What you are asked to do
Print, please, exactly and only the lines between the line holding "What TikZ code" and the line holding "(7,6) -- (1289,6);", inclusive, omitting any pictures.

## START Dataset content

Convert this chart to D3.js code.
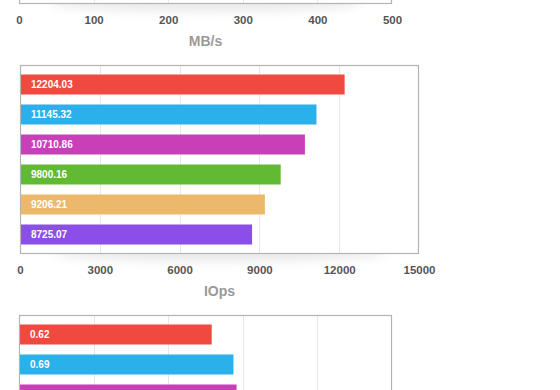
<!DOCTYPE html>
<html>
<head>
<meta charset="utf-8">
<style>
    body { margin: 0; background: #fff; }
    svg { display: block; font-family: "Liberation Sans", Arial, Helvetica, sans-serif; }
</style>
</head>
<body>
<svg id="chart" width="560" height="390"></svg>
<script src="https://d3js.org/d3.v7.min.js"></script>
<script>
// data
var colors = ["#f04a40", "#2ab0ea", "#c840b8", "#62ba34", "#ecb96c", "#8c4ee8"];

// MB/s chart: only the bottom edge is in view, no bars visible
var mbValues = [];
var mbTicks = [0, 100, 200, 300, 400, 500];

var iopsValues = [12204.03, 11145.32, 10710.86, 9800.16, 9206.21, 8725.07];
var iopsTicks = [0, 3000, 6000, 9000, 12000, 15000];

// latency chart: only the first three bars are in view
var latValues = [0.62, 0.69, 0.70];
var latTicks = [0, 0.24, 0.48, 0.72, 0.96, 1.2];

var W = 560, H = 390;
var svg = d3.select("#chart");

var defs = svg.append("defs");
defs.append("filter")
    .attr("id", "blur")
    .attr("x", "-20%").attr("y", "-200%")
    .attr("width", "140%").attr("height", "500%")
    .append("feGaussianBlur")
    .attr("stdDeviation", 6);

// only keep texts that land inside the window
function inView(yPos) { return yPos > 0 && yPos < H - 6; }

function drawChart(opt)
{
    var g = svg.append("g");
    var plotH = 189;
    var top = opt.top;
    var bottom = top + plotH;

    var x = d3.scaleLinear()
        .domain([0, opt.ticks[opt.ticks.length - 1]])
        .range([opt.left, opt.left + opt.width]);

    var y = d3.scaleBand()
        .domain(d3.range(6))
        .range([top, bottom])
        .paddingInner(1 / 3)
        .paddingOuter(0.3167);

    // soft shadow under the frame
    g.append("ellipse")
        .attr("cx", opt.left + opt.width / 2)
        .attr("cy", bottom - 2)
        .attr("rx", opt.width * 0.42)
        .attr("ry", 9)
        .attr("fill", "#000")
        .attr("opacity", 0.09)
        .attr("filter", "url(#blur)");

    g.append("rect")
        .attr("x", opt.left)
        .attr("y", top)
        .attr("width", opt.width)
        .attr("height", plotH)
        .attr("fill", "#fff");

    // gridlines
    g.selectAll(".grid")
        .data(opt.ticks.slice(1, -1))
        .enter().append("line")
        .attr("x1", function(d) { return Math.round(x(d)) + 0.5; })
        .attr("x2", function(d) { return Math.round(x(d)) + 0.5; })
        .attr("y1", top)
        .attr("y2", bottom)
        .attr("stroke", "#e6e6e6")
        .attr("stroke-width", 1);

    // bars
    g.selectAll(".bar")
        .data(opt.values)
        .enter().append("rect")
        .attr("x", x(0))
        .attr("y", function(d, i) { return y(i); })
        .attr("width", function(d) { return x(d) - x(0); })
        .attr("height", y.bandwidth())
        .attr("fill", function(d, i) { return colors[i]; });

    g.selectAll(".val")
        .data(opt.values.filter(function(d, i) { return inView(y(i) + y.bandwidth() / 2 + 4); }))
        .enter().append("text")
        .attr("x", x(0) + 11)
        .attr("y", function(d, i) { return y(i) + y.bandwidth() / 2; })
        .attr("dy", "0.35em")
        .attr("fill", "#fff")
        .attr("font-size", "10px")
        .attr("font-weight", "bold")
        .text(function(d) { return opt.fmt(d); });

    // frame
    g.append("rect")
        .attr("x", opt.left + 0.5)
        .attr("y", top + 0.5)
        .attr("width", opt.width - 1)
        .attr("height", plotH - 1)
        .attr("fill", "none")
        .attr("stroke", "#b3b3b3")
        .attr("stroke-width", 1.2);

    if (!inView(bottom + 20)) return;

    // axis labels
    var axis = g.append("g")
        .attr("transform", "translate(0," + (bottom + 16) + ")")
        .call(d3.axisBottom(x).tickValues(opt.ticks).tickSize(0).tickPadding(0).tickFormat(opt.tickFmt));
    axis.select(".domain").remove();
    axis.selectAll("text")
        .attr("dy", "0.35em")
        .attr("fill", "#555")
        .attr("font-size", "11.5px")
        .attr("font-weight", "bold")
        .attr("font-family", "Liberation Sans, Arial, sans-serif");

    g.append("text")
        .attr("x", opt.left + opt.width / 2)
        .attr("y", bottom + 37)
        .attr("dy", "0.35em")
        .attr("text-anchor", "middle")
        .attr("fill", "#9a9a9a")
        .attr("font-size", "14px")
        .attr("font-weight", "bold")
        .text(opt.title);
}

drawChart({ left: 19, width: 373, top: 4 - 189, values: mbValues, ticks: mbTicks,
    title: "MB/s", fmt: d3.format(".2f"), tickFmt: d3.format("d") });
drawChart({ left: 20, width: 399, top: 65, values: iopsValues, ticks: iopsTicks,
    title: "IOps", fmt: d3.format(".2f"), tickFmt: d3.format("d") });
drawChart({ left: 19, width: 373, top: 315, values: latValues, ticks: latTicks,
    title: "ms", fmt: d3.format(".2f"), tickFmt: d3.format("") });
</script>
</body>
</html>
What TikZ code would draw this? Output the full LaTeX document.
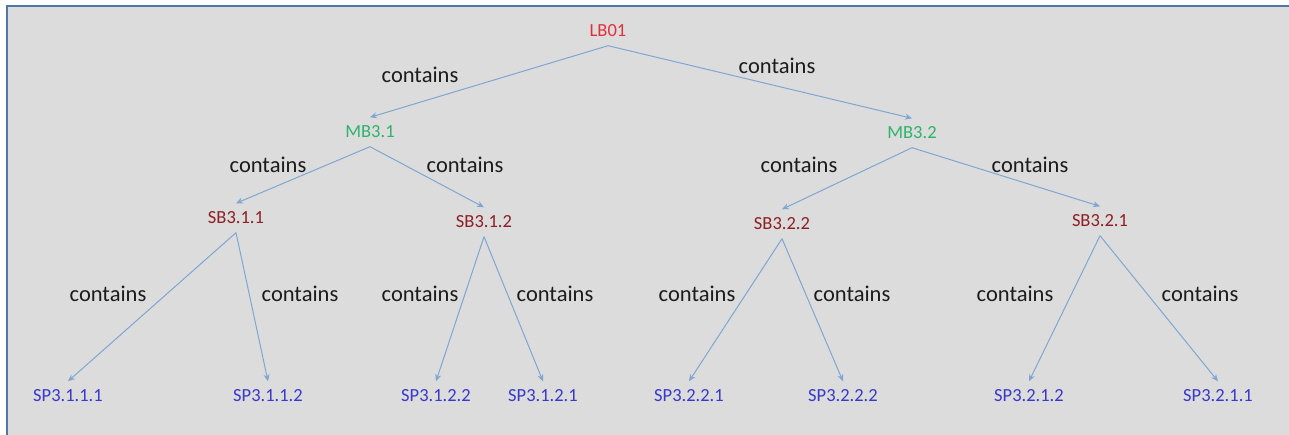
\documentclass[tikz,border=0pt]{standalone}
\usepackage{fontspec}
\setmainfont{Carlito}
\usetikzlibrary{arrows.meta}
\definecolor{bggray}{HTML}{DCDCDC}
\definecolor{frameblue}{HTML}{4F78A8}
\definecolor{linkblue}{HTML}{7FA6D2}
\definecolor{lbred}{HTML}{E0303C}
\definecolor{mbgreen}{HTML}{2EB36A}
\definecolor{sbred}{HTML}{8E1F24}
\definecolor{spblue}{HTML}{3838CC}
\definecolor{labblack}{HTML}{1C1C1C}
\tikzset{
  treenode/.style={inner sep=0pt, minimum height=29pt, font=\fontsize{18.5}{22}\selectfont},
  lbnode/.style={treenode, text=lbred},
  mbnode/.style={treenode, text=mbgreen},
  sbnode/.style={treenode, text=sbred},
  spnode/.style={treenode, text=spblue},
  edgelabel/.style={inner sep=0pt, text=labblack, font=\fontsize{22.5}{26}\selectfont},
  link/.style={draw=linkblue, line width=1pt, -{Stealth[length=7pt,width=6pt]}}
}
\begin{document}
\begin{tikzpicture}[x=1pt,y=-1pt]
\useasboundingbox (0,0) rectangle (1289,435);
\fill[white] (0,0) rectangle (1289,435);
\fill[bggray] (7,6) rectangle (1289,435);
\draw[frameblue, line width=2pt] (7,435) -- (7,6) -- (1289,6);

% nodes
\node[lbnode] (lb) at (608,31) {LB01};
\node[mbnode] (m1) at (370,132) {MB3.1};
\node[mbnode] (m2) at (912,133) {MB3.2};
\node[sbnode] (s11) at (236,218) {SB3.1.1};
\node[sbnode] (s12) at (484,222) {SB3.1.2};
\node[sbnode] (s22) at (782,224) {SB3.2.2};
\node[sbnode] (s21) at (1100,221) {SB3.2.1};
\node[spnode] (p1111) at (68,396) {SP3.1.1.1};
\node[spnode] (p1112) at (268,396) {SP3.1.1.2};
\node[spnode] (p1122) at (436,396) {SP3.1.2.2};
\node[spnode] (p1121) at (543,396) {SP3.1.2.1};
\node[spnode] (p2221) at (689,396) {SP3.2.2.1};
\node[spnode] (p2222) at (843,396) {SP3.2.2.2};
\node[spnode] (p2212) at (1029,396) {SP3.2.1.2};
\node[spnode] (p2211) at (1218,396) {SP3.2.1.1};

% connectors
\draw[link] (lb.south) -- (m1.north);
\draw[link] (lb.south) -- (m2.north);
\draw[link] (m1.south) -- (s11.north);
\draw[link] (m1.south) -- (s12.north);
\draw[link] (m2.south) -- (s22.north);
\draw[link] (m2.south) -- (s21.north);
\draw[link] (s11.south) -- (p1111.north);
\draw[link] (s11.south) -- (p1112.north);
\draw[link] (s12.south) -- (p1122.north);
\draw[link] (s12.south) -- (p1121.north);
\draw[link] (s22.south) -- (p2221.north);
\draw[link] (s22.south) -- (p2222.north);
\draw[link] (s21.south) -- (p2212.north);
\draw[link] (s21.south) -- (p2211.north);

% labels
\node[edgelabel] (c1) at (420,75) {contains};
\node[edgelabel] (c2) at (777,66) {contains};
\node[edgelabel] (c3) at (268,165) {contains};
\node[edgelabel] (c4) at (465,165) {contains};
\node[edgelabel] (c5) at (799,165) {contains};
\node[edgelabel] (c6) at (1030,165) {contains};
\node[edgelabel] (c7) at (108,294) {contains};
\node[edgelabel] (c8) at (300,294) {contains};
\node[edgelabel] (c9) at (420,294) {contains};
\node[edgelabel] (c10) at (555,294) {contains};
\node[edgelabel] (c11) at (697,294) {contains};
\node[edgelabel] (c12) at (852,294) {contains};
\node[edgelabel] (c13) at (1015,294) {contains};
\node[edgelabel] (c14) at (1200,294) {contains};
\end{tikzpicture}
\end{document}
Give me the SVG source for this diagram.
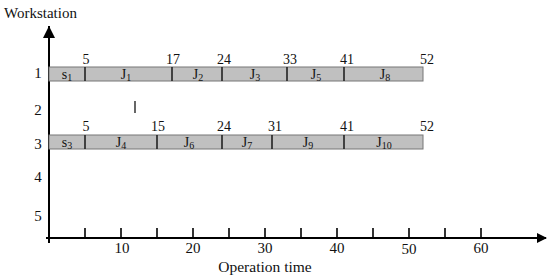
<svg xmlns="http://www.w3.org/2000/svg" width="550" height="280" viewBox="0 0 550 280">
<defs>
<style>
text{font-family:"Liberation Serif","Times New Roman",serif;fill:#111;}
.n{font-size:14px;text-anchor:middle;}
.a{font-size:15px;text-anchor:middle;}
.l{font-size:14px;text-anchor:middle;}
.bar{fill:#c0c0c0;stroke:#777;stroke-width:1;}
.div{stroke:#222;stroke-width:1.6;}
.ax{stroke:#000;stroke-width:2;fill:none;}
.tk{stroke:#000;stroke-width:1.6;}
</style>
<marker id="ah" markerWidth="10" markerHeight="10" refX="9" refY="5" orient="auto" markerUnits="userSpaceOnUse" viewBox="0 0 10 10">
<path d="M0,0 L10,5 L0,10 Z" fill="#000"/>
</marker>
<marker id="ahv" markerWidth="12" markerHeight="14" refX="12" refY="6" orient="auto" markerUnits="userSpaceOnUse" viewBox="0 0 12 12">
<path d="M0,0 L12,6 L0,12 Z" fill="#000"/>
</marker>
</defs>
<rect width="550" height="280" fill="#fff"/>
<text x="4" y="18" style="font-size:15px">Workstation</text>
<text x="265" y="272" style="font-size:15.5px;text-anchor:middle">Operation time</text>
<g id="axes">
<line class="ax" x1="49" y1="243" x2="49" y2="26" marker-end="url(#ahv)"/>
<line class="ax" x1="46" y1="238" x2="546" y2="238" marker-end="url(#ah)"/>
<g class="tk">
<line x1="85" y1="228" x2="85" y2="238"/><line x1="121" y1="228" x2="121" y2="238"/>
<line x1="157" y1="228" x2="157" y2="238"/><line x1="193" y1="228" x2="193" y2="238"/>
<line x1="229" y1="228" x2="229" y2="238"/><line x1="265" y1="228" x2="265" y2="238"/>
<line x1="301" y1="228" x2="301" y2="238"/><line x1="337" y1="228" x2="337" y2="238"/>
<line x1="373" y1="228" x2="373" y2="238"/><line x1="409" y1="228" x2="409" y2="238"/>
<line x1="445" y1="228" x2="445" y2="238"/><line x1="481" y1="228" x2="481" y2="238"/>
</g>
<text class="a" x="122" y="253">10</text>
<text class="a" x="193" y="253">20</text>
<text class="a" x="265" y="253">30</text>
<text class="a" x="337" y="253">40</text>
<text class="a" x="409" y="254">50</text>
<text class="a" x="481" y="253">60</text>
<text class="a" x="38" y="78">1</text>
<text class="a" x="38" y="115">2</text>
<text class="a" x="38" y="149">3</text>
<text class="a" x="38" y="182">4</text>
<text class="a" x="38" y="221">5</text>
</g>
<g id="ws1">
<rect class="bar" x="49" y="67" width="374" height="14"/>
<line class="div" x1="85" y1="67" x2="85" y2="81"/>
<line class="div" x1="172" y1="67" x2="172" y2="81"/>
<line class="div" x1="222" y1="67" x2="222" y2="81"/>
<line class="div" x1="287" y1="67" x2="287" y2="81"/>
<line class="div" x1="344" y1="67" x2="344" y2="81"/>
<text class="l" x="67" y="79">s<tspan font-size="10" dy="2">1</tspan></text>
<text class="l" x="126" y="79">J<tspan font-size="10" dy="2">1</tspan></text>
<text class="l" x="198" y="79">J<tspan font-size="10" dy="2">2</tspan></text>
<text class="l" x="255" y="79">J<tspan font-size="10" dy="2">3</tspan></text>
<text class="l" x="316" y="79">J<tspan font-size="10" dy="2">5</tspan></text>
<text class="l" x="385" y="79">J<tspan font-size="10" dy="2">8</tspan></text>
<text class="n" x="86" y="64">5</text>
<text class="n" x="173" y="64">17</text>
<text class="n" x="224" y="64">24</text>
<text class="n" x="290" y="64">33</text>
<text class="n" x="347" y="64">41</text>
<text class="n" x="427" y="64">52</text>
</g>
<g id="ws2">
<line stroke="#000" stroke-width="1.2" x1="135" y1="101" x2="135" y2="113"/>
</g>
<g id="ws3">
<rect class="bar" x="49" y="135" width="374" height="14"/>
<line class="div" x1="85" y1="135" x2="85" y2="149"/>
<line class="div" x1="157" y1="135" x2="157" y2="149"/>
<line class="div" x1="222" y1="135" x2="222" y2="149"/>
<line class="div" x1="272" y1="135" x2="272" y2="149"/>
<line class="div" x1="344" y1="135" x2="344" y2="149"/>
<text class="l" x="67" y="147">s<tspan font-size="10" dy="2">3</tspan></text>
<text class="l" x="121" y="147">J<tspan font-size="10" dy="2">4</tspan></text>
<text class="l" x="189" y="147">J<tspan font-size="10" dy="2">6</tspan></text>
<text class="l" x="247" y="147">J<tspan font-size="10" dy="2">7</tspan></text>
<text class="l" x="308" y="147">J<tspan font-size="10" dy="2">9</tspan></text>
<text class="l" x="384" y="147">J<tspan font-size="10" dy="2">10</tspan></text>
<text class="n" x="86" y="131">5</text>
<text class="n" x="158" y="131">15</text>
<text class="n" x="224" y="131">24</text>
<text class="n" x="275" y="131">31</text>
<text class="n" x="347" y="131">41</text>
<text class="n" x="427" y="131">52</text>
</g>
</svg>
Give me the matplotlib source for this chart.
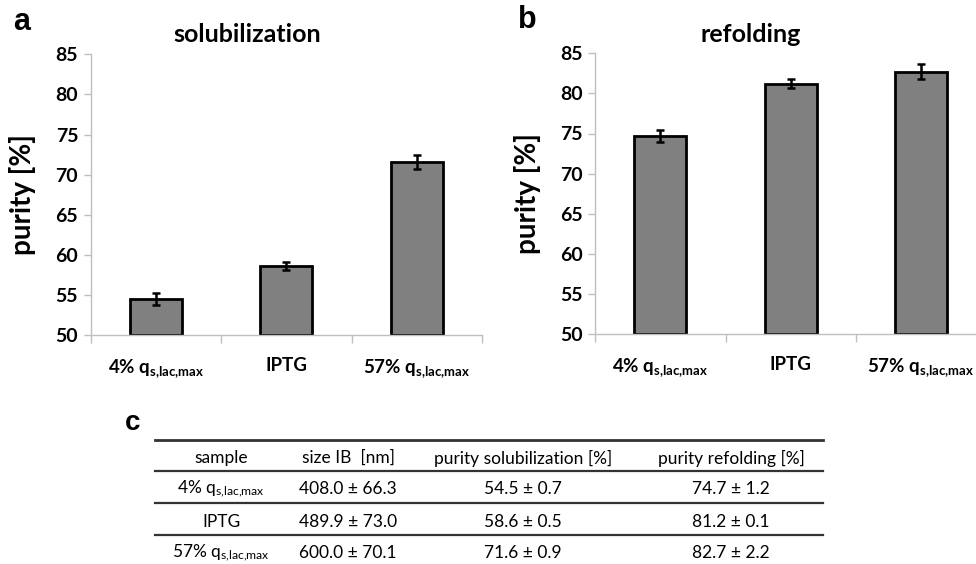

## END Dataset content

Result
What TikZ code would draw this? Output the full LaTeX document.
\documentclass[tikz,border=0pt]{standalone}
\usepackage{fontspec}
\setmainfont{Carlito}
\usetikzlibrary{arrows.meta}
\definecolor{bggray}{HTML}{DCDCDC}
\definecolor{frameblue}{HTML}{4F78A8}
\definecolor{linkblue}{HTML}{7FA6D2}
\definecolor{lbred}{HTML}{E0303C}
\definecolor{mbgreen}{HTML}{2EB36A}
\definecolor{sbred}{HTML}{8E1F24}
\definecolor{spblue}{HTML}{3838CC}
\definecolor{labblack}{HTML}{1C1C1C}
\tikzset{
  treenode/.style={inner sep=0pt, minimum height=29pt, font=\fontsize{18.5}{22}\selectfont},
  lbnode/.style={treenode, text=lbred},
  mbnode/.style={treenode, text=mbgreen},
  sbnode/.style={treenode, text=sbred},
  spnode/.style={treenode, text=spblue},
  edgelabel/.style={inner sep=0pt, text=labblack, font=\fontsize{22.5}{26}\selectfont},
  link/.style={draw=linkblue, line width=1pt, -{Stealth[length=7pt,width=6pt]}}
}
\begin{document}
\begin{tikzpicture}[x=1pt,y=-1pt]
\useasboundingbox (0,0) rectangle (1289,435);
\fill[white] (0,0) rectangle (1289,435);
\fill[bggray] (7,6) rectangle (1289,435);
\draw[frameblue, line width=2pt] (7,435) -- (7,6) -- (1289,6);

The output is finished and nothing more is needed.